## TASK TO CARRY OUT
Output only the lines from the start of the entries through the line holding "dashes=(4, 3), zorder=1)". Each line must match the original exactly.

** START DATA IN THIS EXERCISE **

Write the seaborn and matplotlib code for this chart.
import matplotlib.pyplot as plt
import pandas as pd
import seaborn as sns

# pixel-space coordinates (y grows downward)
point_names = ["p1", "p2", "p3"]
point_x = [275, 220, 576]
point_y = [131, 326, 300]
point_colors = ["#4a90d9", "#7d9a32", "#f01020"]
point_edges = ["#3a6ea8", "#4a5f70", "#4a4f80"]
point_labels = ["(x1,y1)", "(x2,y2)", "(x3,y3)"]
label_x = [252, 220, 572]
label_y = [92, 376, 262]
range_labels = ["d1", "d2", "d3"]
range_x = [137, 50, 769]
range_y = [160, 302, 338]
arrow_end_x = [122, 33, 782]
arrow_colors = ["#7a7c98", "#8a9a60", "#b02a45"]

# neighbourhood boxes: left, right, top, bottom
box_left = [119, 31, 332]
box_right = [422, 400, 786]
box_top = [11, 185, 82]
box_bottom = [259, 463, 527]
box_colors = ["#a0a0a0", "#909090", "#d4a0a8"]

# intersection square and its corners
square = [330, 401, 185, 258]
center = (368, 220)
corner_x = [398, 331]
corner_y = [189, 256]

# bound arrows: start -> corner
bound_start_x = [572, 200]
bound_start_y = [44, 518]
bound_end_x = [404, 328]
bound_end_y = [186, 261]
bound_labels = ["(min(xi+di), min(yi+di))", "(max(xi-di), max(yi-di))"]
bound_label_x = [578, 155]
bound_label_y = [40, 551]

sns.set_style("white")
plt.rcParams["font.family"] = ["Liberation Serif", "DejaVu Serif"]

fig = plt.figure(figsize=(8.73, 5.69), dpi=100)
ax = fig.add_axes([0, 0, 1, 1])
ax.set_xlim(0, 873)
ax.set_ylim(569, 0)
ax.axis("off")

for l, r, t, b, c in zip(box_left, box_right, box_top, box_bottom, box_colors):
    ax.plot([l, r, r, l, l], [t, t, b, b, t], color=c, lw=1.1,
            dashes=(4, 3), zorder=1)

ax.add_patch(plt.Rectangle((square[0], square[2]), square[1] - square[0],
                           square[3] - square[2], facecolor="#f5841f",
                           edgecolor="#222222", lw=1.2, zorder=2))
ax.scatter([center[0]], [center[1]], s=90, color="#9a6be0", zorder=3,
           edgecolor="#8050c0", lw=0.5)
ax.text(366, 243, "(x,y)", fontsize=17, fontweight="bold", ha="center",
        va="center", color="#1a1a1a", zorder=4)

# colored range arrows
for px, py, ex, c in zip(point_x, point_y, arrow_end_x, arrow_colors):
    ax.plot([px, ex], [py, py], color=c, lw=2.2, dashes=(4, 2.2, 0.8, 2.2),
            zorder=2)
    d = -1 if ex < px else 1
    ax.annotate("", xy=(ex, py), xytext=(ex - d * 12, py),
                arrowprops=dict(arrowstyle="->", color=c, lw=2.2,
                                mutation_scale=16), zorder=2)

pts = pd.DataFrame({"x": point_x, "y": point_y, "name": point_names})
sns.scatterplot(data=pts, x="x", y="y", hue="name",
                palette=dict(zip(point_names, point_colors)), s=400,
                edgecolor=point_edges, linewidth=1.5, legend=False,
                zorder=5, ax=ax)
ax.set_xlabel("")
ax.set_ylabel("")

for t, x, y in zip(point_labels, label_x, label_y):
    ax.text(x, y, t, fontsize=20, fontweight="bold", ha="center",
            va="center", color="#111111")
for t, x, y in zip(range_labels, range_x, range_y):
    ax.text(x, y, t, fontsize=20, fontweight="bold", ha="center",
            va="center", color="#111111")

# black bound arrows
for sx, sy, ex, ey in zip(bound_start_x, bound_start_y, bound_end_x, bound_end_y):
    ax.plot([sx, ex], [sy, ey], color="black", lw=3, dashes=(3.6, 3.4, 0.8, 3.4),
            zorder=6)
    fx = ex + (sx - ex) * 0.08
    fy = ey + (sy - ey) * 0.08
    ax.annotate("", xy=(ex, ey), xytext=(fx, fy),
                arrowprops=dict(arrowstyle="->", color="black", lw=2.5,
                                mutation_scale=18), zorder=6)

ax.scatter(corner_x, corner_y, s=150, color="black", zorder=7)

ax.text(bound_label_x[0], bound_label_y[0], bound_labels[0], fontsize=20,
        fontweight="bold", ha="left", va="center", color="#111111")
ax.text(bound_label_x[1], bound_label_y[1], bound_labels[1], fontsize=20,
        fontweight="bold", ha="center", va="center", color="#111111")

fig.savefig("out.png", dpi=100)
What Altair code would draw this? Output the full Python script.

** END DATA IN THIS EXERCISE **

## RESPONSE TO THE TASK
Write the seaborn and matplotlib code for this chart.
import matplotlib.pyplot as plt
import pandas as pd
import seaborn as sns

# pixel-space coordinates (y grows downward)
point_names = ["p1", "p2", "p3"]
point_x = [275, 220, 576]
point_y = [131, 326, 300]
point_colors = ["#4a90d9", "#7d9a32", "#f01020"]
point_edges = ["#3a6ea8", "#4a5f70", "#4a4f80"]
point_labels = ["(x1,y1)", "(x2,y2)", "(x3,y3)"]
label_x = [252, 220, 572]
label_y = [92, 376, 262]
range_labels = ["d1", "d2", "d3"]
range_x = [137, 50, 769]
range_y = [160, 302, 338]
arrow_end_x = [122, 33, 782]
arrow_colors = ["#7a7c98", "#8a9a60", "#b02a45"]

# neighbourhood boxes: left, right, top, bottom
box_left = [119, 31, 332]
box_right = [422, 400, 786]
box_top = [11, 185, 82]
box_bottom = [259, 463, 527]
box_colors = ["#a0a0a0", "#909090", "#d4a0a8"]

# intersection square and its corners
square = [330, 401, 185, 258]
center = (368, 220)
corner_x = [398, 331]
corner_y = [189, 256]

# bound arrows: start -> corner
bound_start_x = [572, 200]
bound_start_y = [44, 518]
bound_end_x = [404, 328]
bound_end_y = [186, 261]
bound_labels = ["(min(xi+di), min(yi+di))", "(max(xi-di), max(yi-di))"]
bound_label_x = [578, 155]
bound_label_y = [40, 551]

sns.set_style("white")
plt.rcParams["font.family"] = ["Liberation Serif", "DejaVu Serif"]

fig = plt.figure(figsize=(8.73, 5.69), dpi=100)
ax = fig.add_axes([0, 0, 1, 1])
ax.set_xlim(0, 873)
ax.set_ylim(569, 0)
ax.axis("off")

for l, r, t, b, c in zip(box_left, box_right, box_top, box_bottom, box_colors):
    ax.plot([l, r, r, l, l], [t, t, b, b, t], color=c, lw=1.1,
            dashes=(4, 3), zorder=1)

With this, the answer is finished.